▶ [Dataset entries]
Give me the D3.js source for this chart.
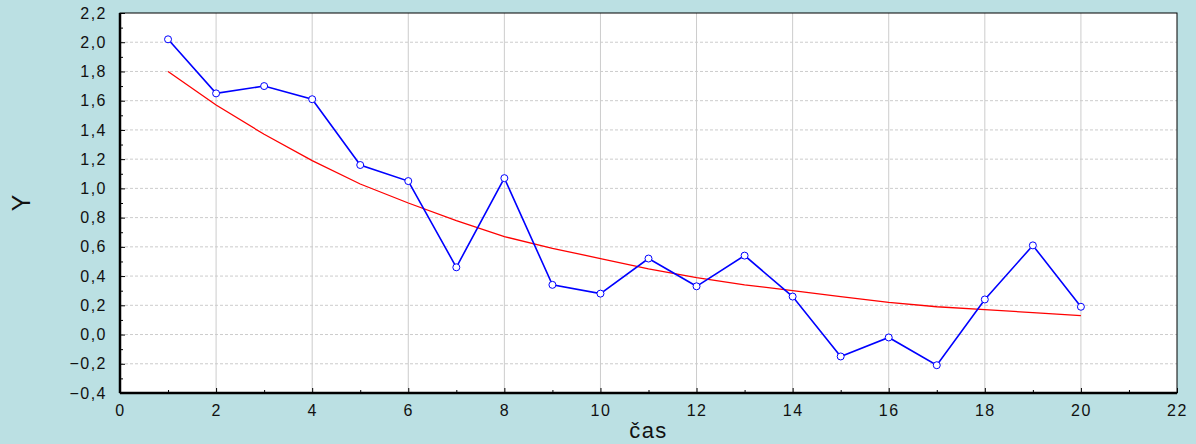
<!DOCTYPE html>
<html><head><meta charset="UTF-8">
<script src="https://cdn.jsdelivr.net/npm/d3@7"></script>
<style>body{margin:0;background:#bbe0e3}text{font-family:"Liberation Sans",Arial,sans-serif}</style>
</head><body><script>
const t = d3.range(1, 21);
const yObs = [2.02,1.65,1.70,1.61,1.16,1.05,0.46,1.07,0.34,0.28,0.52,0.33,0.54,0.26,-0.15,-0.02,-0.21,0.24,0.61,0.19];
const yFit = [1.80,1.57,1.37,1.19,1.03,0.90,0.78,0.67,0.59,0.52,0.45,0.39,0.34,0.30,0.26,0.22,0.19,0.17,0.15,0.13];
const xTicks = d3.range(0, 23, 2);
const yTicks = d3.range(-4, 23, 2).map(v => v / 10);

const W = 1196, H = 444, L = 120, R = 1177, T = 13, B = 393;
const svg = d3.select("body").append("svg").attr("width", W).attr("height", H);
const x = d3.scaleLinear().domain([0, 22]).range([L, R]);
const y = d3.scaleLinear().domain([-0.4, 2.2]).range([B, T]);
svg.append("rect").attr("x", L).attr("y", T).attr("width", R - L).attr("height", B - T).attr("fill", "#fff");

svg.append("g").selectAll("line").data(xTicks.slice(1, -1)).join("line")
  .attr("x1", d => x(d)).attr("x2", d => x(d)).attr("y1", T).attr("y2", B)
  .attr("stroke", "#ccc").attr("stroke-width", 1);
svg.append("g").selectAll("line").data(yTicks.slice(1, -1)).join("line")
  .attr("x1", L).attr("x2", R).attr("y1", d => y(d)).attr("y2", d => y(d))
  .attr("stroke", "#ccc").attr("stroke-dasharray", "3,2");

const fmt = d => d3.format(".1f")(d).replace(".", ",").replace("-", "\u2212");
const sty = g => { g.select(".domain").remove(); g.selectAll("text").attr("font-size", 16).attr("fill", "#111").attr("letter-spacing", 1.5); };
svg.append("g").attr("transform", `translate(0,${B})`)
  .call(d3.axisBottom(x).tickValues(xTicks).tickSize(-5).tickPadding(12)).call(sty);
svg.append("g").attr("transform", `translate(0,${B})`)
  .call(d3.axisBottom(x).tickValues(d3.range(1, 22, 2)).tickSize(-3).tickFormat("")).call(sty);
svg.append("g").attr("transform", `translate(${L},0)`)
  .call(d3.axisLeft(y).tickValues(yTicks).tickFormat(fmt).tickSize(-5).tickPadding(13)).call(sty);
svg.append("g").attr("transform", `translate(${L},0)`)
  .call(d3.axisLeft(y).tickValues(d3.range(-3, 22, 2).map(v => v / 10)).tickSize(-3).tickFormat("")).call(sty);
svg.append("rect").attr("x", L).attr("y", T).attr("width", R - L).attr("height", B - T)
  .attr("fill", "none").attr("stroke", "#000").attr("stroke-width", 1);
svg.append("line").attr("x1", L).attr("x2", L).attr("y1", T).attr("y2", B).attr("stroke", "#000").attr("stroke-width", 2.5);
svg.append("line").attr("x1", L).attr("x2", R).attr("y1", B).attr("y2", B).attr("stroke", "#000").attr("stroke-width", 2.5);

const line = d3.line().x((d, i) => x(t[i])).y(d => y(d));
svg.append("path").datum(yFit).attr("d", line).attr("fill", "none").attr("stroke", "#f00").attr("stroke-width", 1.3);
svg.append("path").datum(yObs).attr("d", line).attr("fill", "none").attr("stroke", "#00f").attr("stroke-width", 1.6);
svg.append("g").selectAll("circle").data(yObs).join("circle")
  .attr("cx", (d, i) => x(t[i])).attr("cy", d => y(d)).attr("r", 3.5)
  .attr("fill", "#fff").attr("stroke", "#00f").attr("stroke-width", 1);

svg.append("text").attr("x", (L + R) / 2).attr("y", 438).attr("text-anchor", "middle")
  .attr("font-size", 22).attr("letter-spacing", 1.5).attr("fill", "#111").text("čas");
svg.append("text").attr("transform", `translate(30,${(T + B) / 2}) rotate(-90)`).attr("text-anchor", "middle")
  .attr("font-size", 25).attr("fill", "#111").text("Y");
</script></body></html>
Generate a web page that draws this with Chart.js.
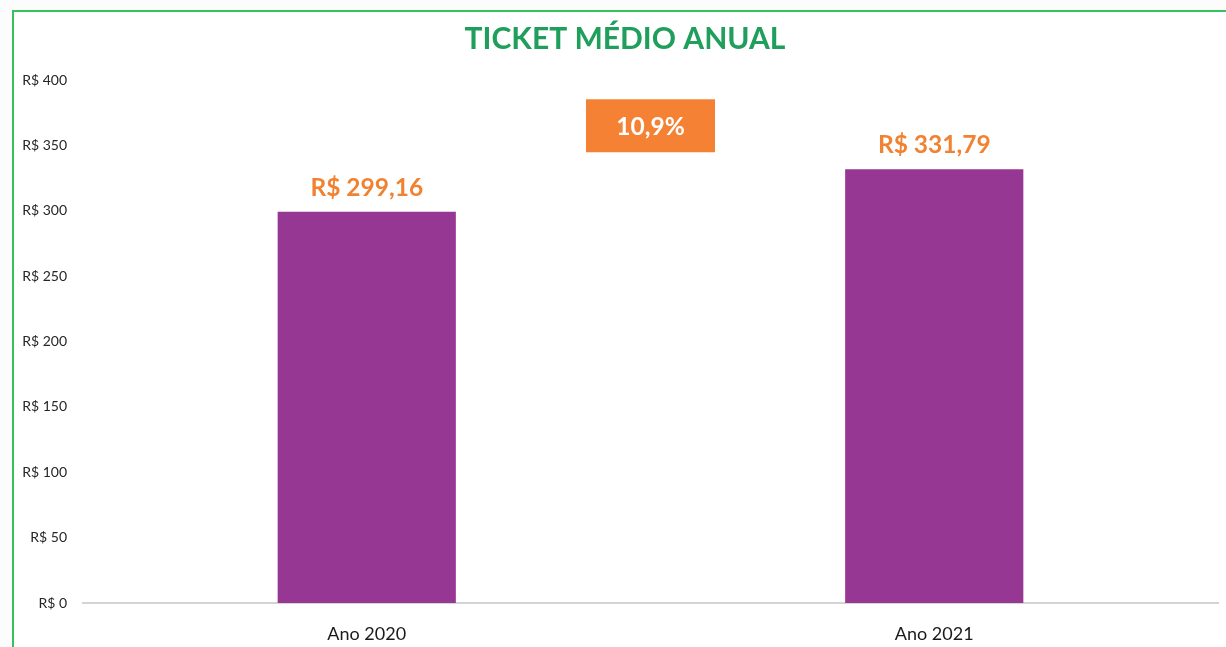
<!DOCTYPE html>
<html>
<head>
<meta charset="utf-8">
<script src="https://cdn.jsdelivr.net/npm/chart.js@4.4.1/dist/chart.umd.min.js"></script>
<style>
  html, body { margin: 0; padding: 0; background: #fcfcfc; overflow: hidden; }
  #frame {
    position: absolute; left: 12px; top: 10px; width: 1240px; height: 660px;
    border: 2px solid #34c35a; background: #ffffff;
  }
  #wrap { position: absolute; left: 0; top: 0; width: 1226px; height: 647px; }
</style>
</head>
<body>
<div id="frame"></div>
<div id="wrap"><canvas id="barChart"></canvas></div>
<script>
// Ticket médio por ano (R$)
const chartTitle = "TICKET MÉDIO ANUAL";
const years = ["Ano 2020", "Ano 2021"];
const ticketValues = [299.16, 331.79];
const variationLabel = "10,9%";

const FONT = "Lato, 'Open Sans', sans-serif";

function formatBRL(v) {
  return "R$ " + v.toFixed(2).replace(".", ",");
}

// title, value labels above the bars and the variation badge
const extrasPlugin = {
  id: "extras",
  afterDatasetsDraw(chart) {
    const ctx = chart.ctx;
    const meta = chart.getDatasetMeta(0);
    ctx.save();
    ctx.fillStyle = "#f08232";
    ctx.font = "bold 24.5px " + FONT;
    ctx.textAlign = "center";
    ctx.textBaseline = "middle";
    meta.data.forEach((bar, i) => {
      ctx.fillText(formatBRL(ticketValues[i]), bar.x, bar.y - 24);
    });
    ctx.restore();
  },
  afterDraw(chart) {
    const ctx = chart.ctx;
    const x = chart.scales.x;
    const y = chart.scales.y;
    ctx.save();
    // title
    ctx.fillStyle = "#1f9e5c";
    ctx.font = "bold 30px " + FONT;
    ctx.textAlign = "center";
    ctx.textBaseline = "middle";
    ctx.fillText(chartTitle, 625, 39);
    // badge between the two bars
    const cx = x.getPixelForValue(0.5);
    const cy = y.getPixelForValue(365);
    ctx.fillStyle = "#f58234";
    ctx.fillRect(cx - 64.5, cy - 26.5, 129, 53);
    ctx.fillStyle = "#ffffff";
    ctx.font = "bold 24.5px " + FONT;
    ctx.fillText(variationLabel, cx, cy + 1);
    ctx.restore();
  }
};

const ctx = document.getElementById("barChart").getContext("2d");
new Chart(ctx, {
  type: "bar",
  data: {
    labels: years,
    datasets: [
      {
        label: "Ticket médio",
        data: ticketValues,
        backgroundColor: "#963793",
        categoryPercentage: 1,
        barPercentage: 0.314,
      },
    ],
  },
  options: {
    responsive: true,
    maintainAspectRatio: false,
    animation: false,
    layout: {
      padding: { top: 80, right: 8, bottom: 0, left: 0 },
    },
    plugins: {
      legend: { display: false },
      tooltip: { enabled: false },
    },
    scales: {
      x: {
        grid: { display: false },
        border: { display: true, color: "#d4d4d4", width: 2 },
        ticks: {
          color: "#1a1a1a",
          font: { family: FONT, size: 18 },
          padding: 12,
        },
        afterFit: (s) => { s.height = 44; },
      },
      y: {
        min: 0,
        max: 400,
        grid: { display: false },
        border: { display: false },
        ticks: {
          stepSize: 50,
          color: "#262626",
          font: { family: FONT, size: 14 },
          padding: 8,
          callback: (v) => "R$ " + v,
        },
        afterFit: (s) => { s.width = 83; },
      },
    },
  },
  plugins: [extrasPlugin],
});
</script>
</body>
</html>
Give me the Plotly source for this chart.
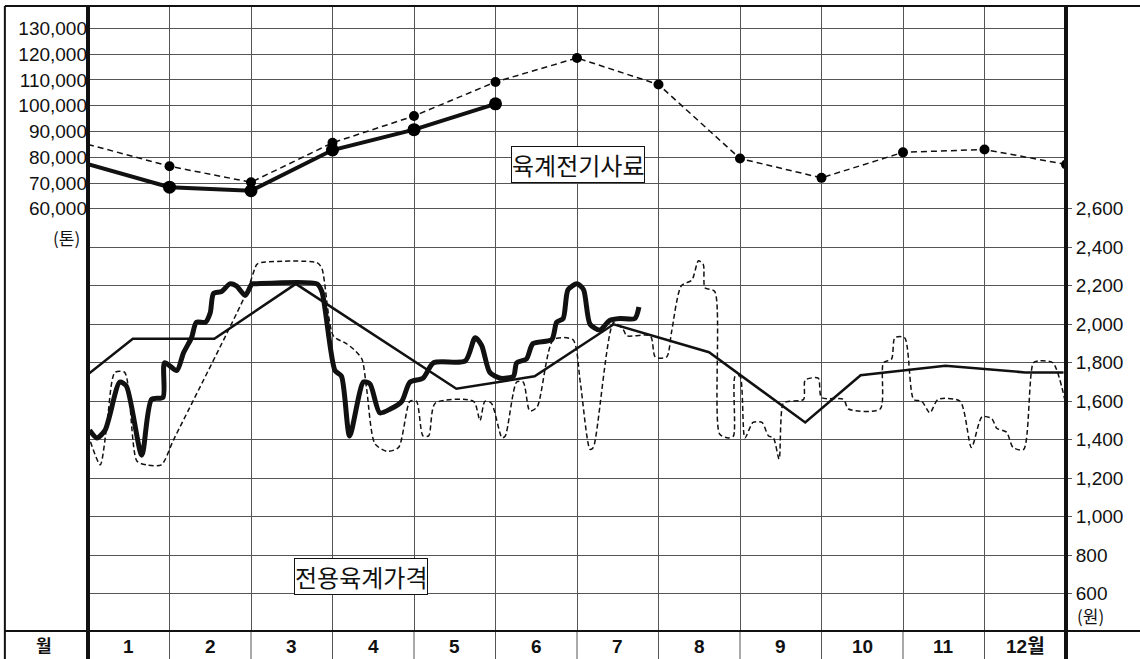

▶ [What to produce]
Set down the material exactly, every line of it, except for the pictures.

▶ [Expected answer]
Give me the D3.js source for this chart.
<!DOCTYPE html>
<html><head><meta charset="UTF-8">
<script src="https://cdn.jsdelivr.net/npm/d3@7"></script>
<style>body{margin:0;background:#bbe0e3}text{font-family:"Liberation Sans",Arial,sans-serif}</style>
</head><body><script>
const t = d3.range(1, 21);
const yObs = [2.02,1.65,1.70,1.61,1.16,1.05,0.46,1.07,0.34,0.28,0.52,0.33,0.54,0.26,-0.15,-0.02,-0.21,0.24,0.61,0.19];
const yFit = [1.80,1.57,1.37,1.19,1.03,0.90,0.78,0.67,0.59,0.52,0.45,0.39,0.34,0.30,0.26,0.22,0.19,0.17,0.15,0.13];
const xTicks = d3.range(0, 23, 2);
const yTicks = d3.range(-4, 23, 2).map(v => v / 10);

const W = 1196, H = 444, L = 120, R = 1177, T = 13, B = 393;
const svg = d3.select("body").append("svg").attr("width", W).attr("height", H);
const x = d3.scaleLinear().domain([0, 22]).range([L, R]);
const y = d3.scaleLinear().domain([-0.4, 2.2]).range([B, T]);
svg.append("rect").attr("x", L).attr("y", T).attr("width", R - L).attr("height", B - T).attr("fill", "#fff");

svg.append("g").selectAll("line").data(xTicks.slice(1, -1)).join("line")
  .attr("x1", d => x(d)).attr("x2", d => x(d)).attr("y1", T).attr("y2", B)
  .attr("stroke", "#ccc").attr("stroke-width", 1);
svg.append("g").selectAll("line").data(yTicks.slice(1, -1)).join("line")
  .attr("x1", L).attr("x2", R).attr("y1", d => y(d)).attr("y2", d => y(d))
  .attr("stroke", "#ccc").attr("stroke-dasharray", "3,2");

const fmt = d => d3.format(".1f")(d).replace(".", ",").replace("-", "\u2212");
const sty = g => { g.select(".domain").remove(); g.selectAll("text").attr("font-size", 16).attr("fill", "#111").attr("letter-spacing", 1.5); };
svg.append("g").attr("transform", `translate(0,${B})`)
  .call(d3.axisBottom(x).tickValues(xTicks).tickSize(-5).tickPadding(12)).call(sty);
svg.append("g").attr("transform", `translate(0,${B})`)
  .call(d3.axisBottom(x).tickValues(d3.range(1, 22, 2)).tickSize(-3).tickFormat("")).call(sty);
svg.append("g").attr("transform", `translate(${L},0)`)
  .call(d3.axisLeft(y).tickValues(yTicks).tickFormat(fmt).tickSize(-5).tickPadding(13)).call(sty);
svg.append("g").attr("transform", `translate(${L},0)`)
  .call(d3.axisLeft(y).tickValues(d3.range(-3, 22, 2).map(v => v / 10)).tickSize(-3).tickFormat("")).call(sty);
svg.append("rect").attr("x", L).attr("y", T).attr("width", R - L).attr("height", B - T)
  .attr("fill", "none").attr("stroke", "#000").attr("stroke-width", 1);
svg.append("line").attr("x1", L).attr("x2", L).attr("y1", T).attr("y2", B).attr("stroke", "#000").attr("stroke-width", 2.5);
svg.append("line").attr("x1", L).attr("x2", R).attr("y1", B).attr("y2", B).attr("stroke", "#000").attr("stroke-width", 2.5);

const line = d3.line().x((d, i) => x(t[i])).y(d => y(d));
svg.append("path").datum(yFit).attr("d", line).attr("fill", "none").attr("stroke", "#f00").attr("stroke-width", 1.3);
svg.append("path").datum(yObs).attr("d", line).attr("fill", "none").attr("stroke", "#00f").attr("stroke-width", 1.6);
svg.append("g").selectAll("circle").data(yObs).join("circle")
  .attr("cx", (d, i) => x(t[i])).attr("cy", d => y(d)).attr("r", 3.5)
  .attr("fill", "#fff").attr("stroke", "#00f").attr("stroke-width", 1);

svg.append("text").attr("x", (L + R) / 2).attr("y", 438).attr("text-anchor", "middle")
  .attr("font-size", 22).attr("letter-spacing", 1.5).attr("fill", "#111").text("čas");
svg.append("text").attr("transform", `translate(30,${(T + B) / 2}) rotate(-90)`).attr("text-anchor", "middle")
  .attr("font-size", 25).attr("fill", "#111").text("Y");
</script></body></html>
Generate a web page that draws this with Chart.js.
<!DOCTYPE html>
<html>
<head>
<meta charset="utf-8">
<script src="https://cdn.jsdelivr.net/npm/chart.js@4.4.1/dist/chart.umd.min.js"></script>
<style>
  html, body { margin: 0; padding: 0; background: #fcfcfc; overflow: hidden; }
  #frame {
    position: absolute; left: 12px; top: 10px; width: 1240px; height: 660px;
    border: 2px solid #34c35a; background: #ffffff;
  }
  #wrap { position: absolute; left: 0; top: 0; width: 1226px; height: 647px; }
</style>
</head>
<body>
<div id="frame"></div>
<div id="wrap"><canvas id="barChart"></canvas></div>
<script>
// Ticket médio por ano (R$)
const chartTitle = "TICKET MÉDIO ANUAL";
const years = ["Ano 2020", "Ano 2021"];
const ticketValues = [299.16, 331.79];
const variationLabel = "10,9%";

const FONT = "Lato, 'Open Sans', sans-serif";

function formatBRL(v) {
  return "R$ " + v.toFixed(2).replace(".", ",");
}

// title, value labels above the bars and the variation badge
const extrasPlugin = {
  id: "extras",
  afterDatasetsDraw(chart) {
    const ctx = chart.ctx;
    const meta = chart.getDatasetMeta(0);
    ctx.save();
    ctx.fillStyle = "#f08232";
    ctx.font = "bold 24.5px " + FONT;
    ctx.textAlign = "center";
    ctx.textBaseline = "middle";
    meta.data.forEach((bar, i) => {
      ctx.fillText(formatBRL(ticketValues[i]), bar.x, bar.y - 24);
    });
    ctx.restore();
  },
  afterDraw(chart) {
    const ctx = chart.ctx;
    const x = chart.scales.x;
    const y = chart.scales.y;
    ctx.save();
    // title
    ctx.fillStyle = "#1f9e5c";
    ctx.font = "bold 30px " + FONT;
    ctx.textAlign = "center";
    ctx.textBaseline = "middle";
    ctx.fillText(chartTitle, 625, 39);
    // badge between the two bars
    const cx = x.getPixelForValue(0.5);
    const cy = y.getPixelForValue(365);
    ctx.fillStyle = "#f58234";
    ctx.fillRect(cx - 64.5, cy - 26.5, 129, 53);
    ctx.fillStyle = "#ffffff";
    ctx.font = "bold 24.5px " + FONT;
    ctx.fillText(variationLabel, cx, cy + 1);
    ctx.restore();
  }
};

const ctx = document.getElementById("barChart").getContext("2d");
new Chart(ctx, {
  type: "bar",
  data: {
    labels: years,
    datasets: [
      {
        label: "Ticket médio",
        data: ticketValues,
        backgroundColor: "#963793",
        categoryPercentage: 1,
        barPercentage: 0.314,
      },
    ],
  },
  options: {
    responsive: true,
    maintainAspectRatio: false,
    animation: false,
    layout: {
      padding: { top: 80, right: 8, bottom: 0, left: 0 },
    },
    plugins: {
      legend: { display: false },
      tooltip: { enabled: false },
    },
    scales: {
      x: {
        grid: { display: false },
        border: { display: true, color: "#d4d4d4", width: 2 },
        ticks: {
          color: "#1a1a1a",
          font: { family: FONT, size: 18 },
          padding: 12,
        },
        afterFit: (s) => { s.height = 44; },
      },
      y: {
        min: 0,
        max: 400,
        grid: { display: false },
        border: { display: false },
        ticks: {
          stepSize: 50,
          color: "#262626",
          font: { family: FONT, size: 14 },
          padding: 8,
          callback: (v) => "R$ " + v,
        },
        afterFit: (s) => { s.width = 83; },
      },
    },
  },
  plugins: [extrasPlugin],
});
</script>
</body>
</html>
Give me the Plotly source for this chart.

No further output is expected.